Os leitores que não são jornalistas me perdoem, mas este post é sobre um tema que tem tudo a ver com quem trabalha em redações. A revista dominical do jornal americano The New York Times passou a publicar na edição desta semana uma ficha no final de cada texto, onde além do nome do repórter ou comentarista, autor da matéria, é incluído também o nome do redator que editou o material e o email de ambos.
É uma pequena inovação que, no entanto, sinaliza uma grande mudança no comportamento dos profissionais dentro de uma redação jornalística. Além de acabar com o anonimato dos editores, a alteração introduzida pela revista do NYT aprofunda o debate sobre a diferença entre autoria e transparência na publicação de uma reportagem jornalística.
A bem da verdade, o NYT não é o primeiro jornal a dar crédito para a “cozinha” das redações, onde redatores anônimos conseguem transformar textos, muitas vezes medíocres ou com vários erros, em reportagens capazes de atrair a atenção e a credibilidade do leitor. As agências de notícias Reuters e Bloomberg, ambas especializadas em noticiário econômico, já publicam, há meses, os créditos dos editores envolvidos no acabamento de uma notícia.
Mais do que o reconhecimento público do trabalho executado pelos editores e redatores, estes também conhecidos pelo jargão jornalístico de copy desks, ou o abrasileirado copidesque, a mudança chama a atenção para a a diferença entre dois atributos essenciais de uma notícia jornalística: a autoria e a responsabilidade editorial, coisa que os anglo-saxões definem como accountability.

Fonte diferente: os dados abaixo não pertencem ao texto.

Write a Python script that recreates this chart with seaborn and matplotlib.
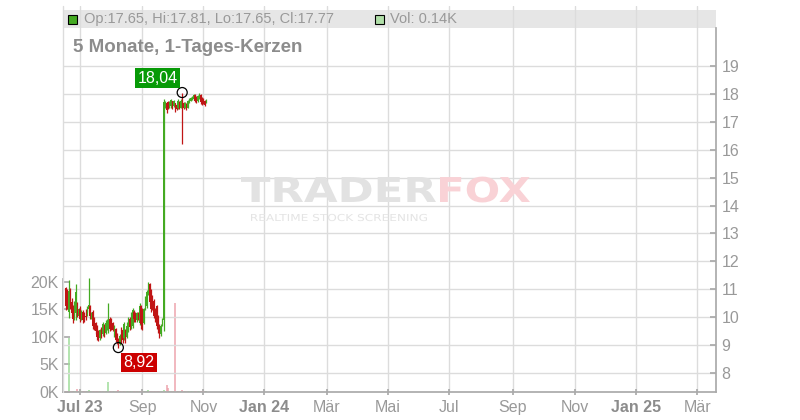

Nas redações, os dois conceitos são frequentemente vistos como sinônimos, mas a realidade é que expressam duas situações diferentes. A autoria identifica quem fez a reportagem, enquanto a accountability esclarece quem é o responsável ou quem deve prestar contas pelo conteúdo publicado.
Pelo novo sistema adotado pelo New York Times, as responsabilidades ficam claramente definidas e cada profissional pode prestar contas ao leitor pelos erros e acertos da reportagem. O público também sai ganhando porque aumenta um pouco a transparência no processo de produção de uma notícia que, para o leitor, ainda continua uma grande “caixa preta”.
É muito comum um repórter fazer uma reportagem que depois é editada na redação por um copidesque que muda o texto, na maioria das vezes para melhor, mas em algumas oportunidades acaba alterando involuntariamente o contexto do trabalho de campo realizado por seu colega.
Outro problema muito freqüente é a questão do título de uma matéria. Ele normalmente é dado pelo editor, o que gera atritos com os repórteres. No caso do Times, os editores ainda não assumem a responsabilidade pelo título, mas Jack Shafer, editor da coluna ‘Press Box’, na revista online Slate, resolveu publicar no final de um texto seu a lista completa de todas as pessoas que contribuíram para o texto final.
A imprensa escrita, caso a moda pegue, pode estar sendo levada a adotar a mesma política dos produtores cinematográficos, que passaram a publicar enormes listas de créditos no final de um filme para atender tanto ao ego dos integrantes da equipe de produção como para garantir questões autorais.
Mas talvez a maior de todas as mudanças materializadas na nova diretriz do New York Times está relacionada ao mais novo representante do clã dos Sulzberger, que controla o jornal desde 1935. Arthur Ochs Sulzberger Jr. garantiu em 1995, logo depois de assumir o cargo de publisher do NYT , que o jornal jamais permitiria que os repórteres e editores tivessem que prestar contas aos leitores. Dezesseis anos mais tarde, é justamente isto que está acontecendo.